My assignment this week is to select a single building and frame a series of views that focus on its form and details.
As all experienced photographers know, you take hundreds of shots to get ten gems.
We studied photographers Eugene Atget and Berenice Abbot in class this week, so the bar is high. Finding the right angles, light, texture, framing, and composition requires looking in new ways. The looking is what excites me, and the mill this morning looks fascinating.
After loading up one camera around my neck and putting another in my big pocket, I walk across the footbridge to get to the other side of the river and get shots of the mill’s old smokestack, a wide-angle view of the length of the mill perched on the rushing Blackstone River, and close-ups of the granite moldings around the windows.
As the sun shifts, I see new possibilities and new angles of the old mill. I re-cross the river and shoot its North-facing side. The shadows and weak winter sun capture the lines of the brick and its weathered patina. What a gem this building is.
Out of the corner of my eye, I notice a police car driving through the parking lot and think how odd that there would be a crime in this mill building which has been converted to apartments in our sleepy small town.
I look up and see a bell tower, which looks like something you’d see in an Italianate Romanesque brick church. Snap, snap, snap. I would have missed this bell tower if I had stayed over on the national park side of the river.
As I’m kneeling to shoot up and frame the bell tower in a new way against the vivid blue sky, the police officer pulls up to me.
“Ma’am, I need your name please.”
I tell him my name and that I live in town.
He starts typing on his in-car computer and asks for more personal information.
“Wait, why do you need this information?”
“Several people have called in and reported you for trespassing. Birthdate, please.”
“I’m taking an architectural photography class at RISD, and this building is on the National Registry of Historic Places. Would you like to see my credentials, Officer?”
“I have to report you and put you in the system. I’m not going to charge you. I’m just trying to do my job. People call, we have to do a report.”
I reluctantly give him my information and he puts it all into the police database.
My twister is starting to form. I know the warning signs. My jaw clenches, a mean spirit kicks out the positive, polite one that usually inhabits my body, I grit my teeth, and I think in expletives.
“These cowards living in the apartments,” I think. “If they were worried about me, why couldn’t someone just put on a coat, come outside, and talk to me?”
No, the fraidy-cats have to call the police. Suck away the precious few town resources because you’re scared of a middle-aged lady with a camera? What do you think, I’m zooming in and can see into your windows and might photograph the password or porn on your computer?
Fear, fear, fear. Get a grip, people. You’re acting crazy. From what I can see you should be much more upset about a very pervasive and visible problem on your doorstep: all the dog poop your neighbors aren’t picking up.
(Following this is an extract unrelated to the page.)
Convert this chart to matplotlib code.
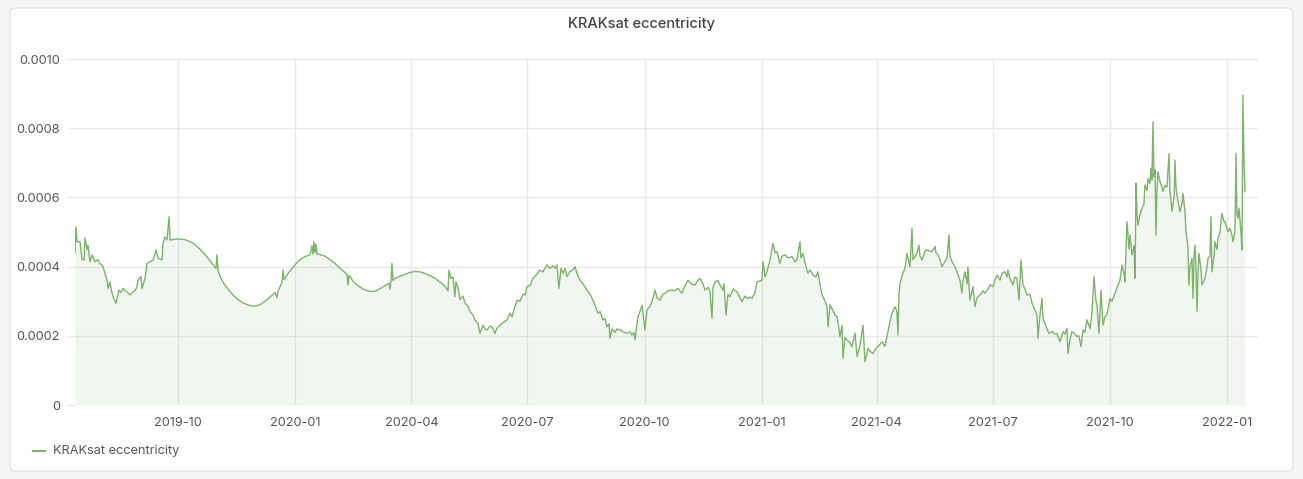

Now, that’s a problem.
“So, I guess I have to leave,” I say to the officer. “Because people are afraid of me.”
The poor guy. With all the problems in the world, he gets stuck investigating inane trespassing charges fifty yards from a national park, where, you know, people go to walk and take pictures.
“Just stay on the park paths and avoid the Mill parking lot, which is private property,” he kindly and reassuringly says.
The twister wants to hurl its fast-moving rage on the local Facebook page today, sharing magnificent photographs of the mill, compliments for the professionalism of our local police, and a gust of disgust for the mill dwellers’ misuse of our town’s overworked professionals and their cowardly lives.
Perhaps the twister needs to dissipate before causing more fear or community angst. These times we live in.